Defense Minister Taro Kono has indicated Japan will defend itself from the missile threat with the existing Aegis-equipped destroyers of the Maritime Self-Defense Force for the time being.

But making them focus on missile defense would mean they cannot be used for defense elsewhere, including the Nansei Islands chain covering Okinawa, around where China has recently been increasing maritime activities.

"Haguro, " the newest Aegis-equipped destroyer of Japan's Maritime Self-Defense Force is launched at a shipyard in Yokohama (Kyodo)

While the new Aegis-equipped destroyer Haguro will be added to the fleet next March, bringing the number of such vessels in Japan to eight, a defense ministry source said increasing them further requires the training of crew, which "cannot be achieved overnight."

U.S. forces use the advanced land-based Terminal High Altitude Area Defense system. But like the Aegis Ashore, it faces the problem of cost and limitations on where it can be deployed.

The Defense Ministry considered introducing THAAD in the past but decided against it due to its huge costs.
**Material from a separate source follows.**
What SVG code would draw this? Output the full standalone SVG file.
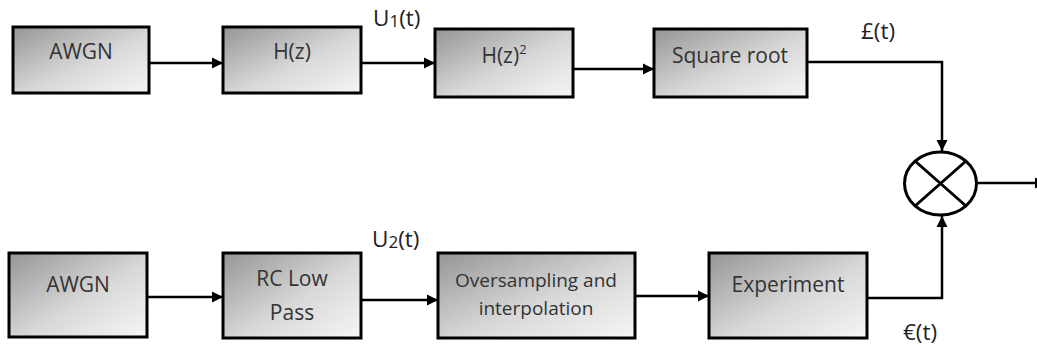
<svg xmlns="http://www.w3.org/2000/svg" width="1037" height="347" viewBox="0 0 1037 347">
<defs>
<linearGradient id="g" x1="0" y1="0" x2="1" y2="1">
<stop offset="0" stop-color="#959595"/>
<stop offset="0.55" stop-color="#d8d8d8"/>
<stop offset="1" stop-color="#f6f6f6"/>
</linearGradient>
<marker id="ah" markerUnits="userSpaceOnUse" markerWidth="12" markerHeight="12" refX="11" refY="6" orient="auto">
<path d="M0,0.5 L11,6 L0,11.5 z" fill="#000"/>
</marker>
<style>
.box{fill:url(#g);stroke:#000;stroke-width:3}
.t{font-family:"Open Sans","Liberation Sans",sans-serif;font-size:21px;fill:#333;text-anchor:middle}
.s{font-size:19px}
.l{font-family:"Open Sans","Liberation Sans",sans-serif;font-size:22.5px;fill:#222}
.c{fill:none;stroke:#000;stroke-width:2.5}
</style>
</defs>
<g id="awgn1"><rect class="box" x="13" y="27" width="136" height="66"/><text class="t" x="81" y="59">AWGN</text></g>
<g id="hz"><rect class="box" x="223" y="27" width="138" height="66"/><text class="t" x="292" y="59">H(z)</text></g>
<g id="hz2"><rect class="box" x="435" y="29" width="138" height="68"/><text class="t" x="504" y="63">H(z)<tspan font-size="13" dy="-9">2</tspan></text></g>
<g id="sqrt"><rect class="box" x="654" y="29" width="153" height="68"/><text class="t" x="730" y="63">Square root</text></g>
<g id="awgn2"><rect class="box" x="9" y="253" width="138" height="84"/><text class="t" x="78" y="292">AWGN</text></g>
<g id="rc"><rect class="box" x="223" y="253" width="138" height="85"/><text class="t" x="292" y="286">RC Low</text><text class="t" x="292" y="320">Pass</text></g>
<g id="over"><rect class="box" x="438" y="253" width="197" height="85"/><text class="t s" x="536" y="287">Oversampling and</text><text class="t s" x="536" y="315">interpolation</text></g>
<g id="exp"><rect class="box" x="709" y="253" width="158" height="85"/><text class="t" x="788" y="292">Experiment</text></g>
<g id="mult"><ellipse cx="940.5" cy="183.5" rx="36" ry="31.5" fill="#fff" stroke="#000" stroke-width="3"/><path d="M915,161 L966,206 M966,161 L915,206" stroke="#000" stroke-width="3"/></g>
<g id="labels">
<text class="l" x="373" y="26">U<tspan font-size="17" dy="1">1</tspan><tspan dy="-1">(t)</tspan></text>
<text class="l" x="372" y="247">U<tspan font-size="17" dy="1">2</tspan><tspan dy="-1">(t)</tspan></text>
<text class="l" x="861" y="39">£(t)</text>
<text class="l" x="903" y="340">€(t)</text>
</g>
<g id="connectors">
<path class="c" d="M149,63 L223,63" marker-end="url(#ah)"/>
<path class="c" d="M361,63 L435,63" marker-end="url(#ah)"/>
<path class="c" d="M573,69 L654,69" marker-end="url(#ah)"/>
<path class="c" d="M807,62 L942,62 L942,151" marker-end="url(#ah)"/>
<path class="c" d="M147,297 L223,297" marker-end="url(#ah)"/>
<path class="c" d="M361,300 L438,300" marker-end="url(#ah)"/>
<path class="c" d="M635,296 L709,296" marker-end="url(#ah)"/>
<path class="c" d="M867,298 L942,298 L942,216" marker-end="url(#ah)"/>
<path class="c" d="M977,183 L1046,183" marker-end="url(#ah)"/>
</g>
</svg>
Some members of the ruling Liberal Democratic Party have proposed that Japan be able to attack foreign enemy bases. They believe interceptor missiles may be ineffective at a time when countries such as North Korea are enhancing their missile technology.

"We need to consider various ways of deterrence to stop missiles from coming," said Itsunori Onodera, chairman of the LDP's Research Commission on National Security, who was defense minister in 2017 when the government decided to deploy the Aegis Ashore system.

The Komeito party, the LDP's junior coalition partner, has expressed a negative view about the idea of adopting strike capability.

Komeito leader Natsuo Yamaguchi on Tuesday, told a press conference he hopes to "hold careful discussions" based on the government's long-held practice that has denied the ability to attack foreign enemy bases from the standpoint of the country's exclusively defense-oriented policy under the pacifist Constitution.